I am saddened by the impact 'that article' has had on blogland.  We have lost several bloggers while some have elected to make their blogs private and others have retained their blogs but indicated they will likely not be posting or commenting much in future.

I understand that the article itself is not the reason for some having made the decisions regarding their blogs that they have and I firmly believe that each of us has to do what is right for ourselves and our families.  I do believe though, that the article has been the catalyst for many of us examining our place and our existence within this community and causing some to be nervous of their participation in it. This is of course, a perfectly natural and completely understandable reaction.  As I said above, we all have to do what we feel is right for ourselves and our families.  I just hate to think that this article may be the catalyst for some deciding to leave this community.  I worry in particular that this attention may cause new bloggers to second guess their decision to blog and their presence in this community.

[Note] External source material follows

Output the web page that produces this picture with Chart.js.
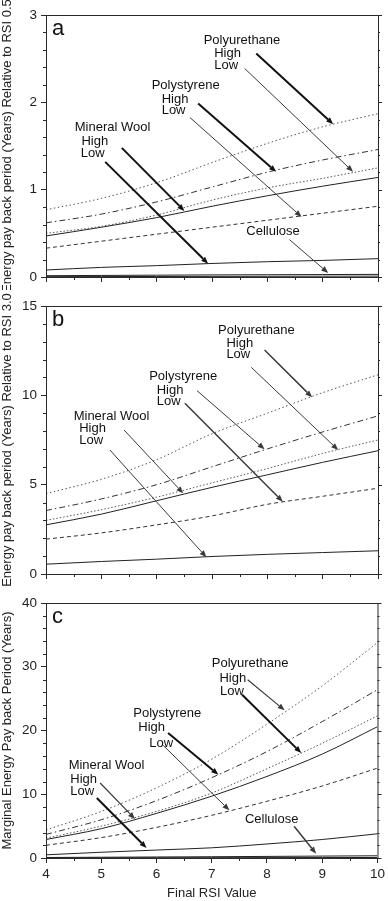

The thought that this article may possible cause some couples to second guess the choice they have made to live this lifestyle concerns me.  Particularly those new to ttwd. I sincerely hope this is not the case.  We choose this lifestyle and know that it works for us.  That is what matters.

Take the naysayers and Rita Skeeter's with a grain of salt. In my opinion, unless you are in this lifestyle, I think it is almost impossible to fully appreciate and understand it.  In particular how it is not abusive.  Unless you live this lifestyle, I think it is impossible to understand the many ways in which is enriches relationships and the positive benefits to be gained, both on a individual basis and as a couple.

Hang tight my friends.  Hopefully this will pass soon and blogland can return to normal.